Workman: But everybody is pretty tightly supplied. Supply chain is such a huge element, and with the tool of the mark-down credit they have the ability to adjust a model and announce on Sunday a change that went into effect the previous Friday. They’re making a lot of adjustments anyplace where they have inventory, and can do so much more quickly than in the past with price markdowns and price guarantees as inventory is revalued based upon sales rate.

So I’m not hearing that there’s a huge abundance of inventory, and where there is a build it seems that they’re making adjustments in price.

Fred Towns, New Age Electronics: On the IT side of our house notebooks were screaming hot, and throughout the whole season everything that came in went out the door, so we ended very, very cleanly at the end of the cycle.

On the TV side, we had a good year and our business was up very nicely, but there was a lot of deal cutting going on out in the marketplace. Everybody was waiting until the end of the month — the old style of seeing who was really hanging with a lot of product, and unfortunately some of the pricing was just stupid.

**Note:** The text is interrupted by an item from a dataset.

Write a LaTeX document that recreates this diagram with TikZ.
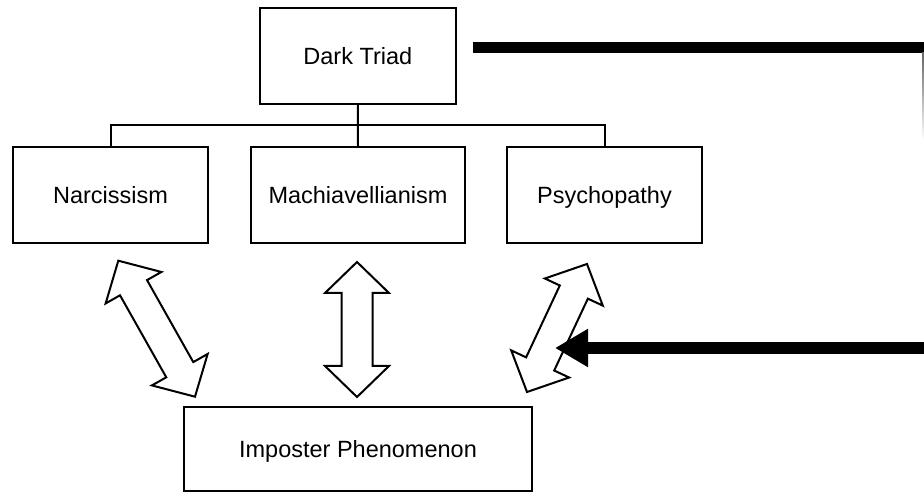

The challenge for the retailer is how to deliver value for the technology that’s out in the marketplace. I saw a great commercial by a local retailer this morning talking about how they’ll teach you how to use your HDTV. That’s very smart because the bleeding-edge or more sophisticated customers did all of their homework and has already made their decision, but there is a whole other group out there, like my parents, which is going to have a lot of questions. “If I get one of these 1080p sets, what do I have to do on my box setup? What are the other things I need to do to get maximum performance out of it?”

It’s up to us to help educate consumers who are in a quandary, and to also help retailers manage their inventory flow so they’re in stock with what they need when they need.

It was super competitive, and I feel this year it will be a very competitive first quarter.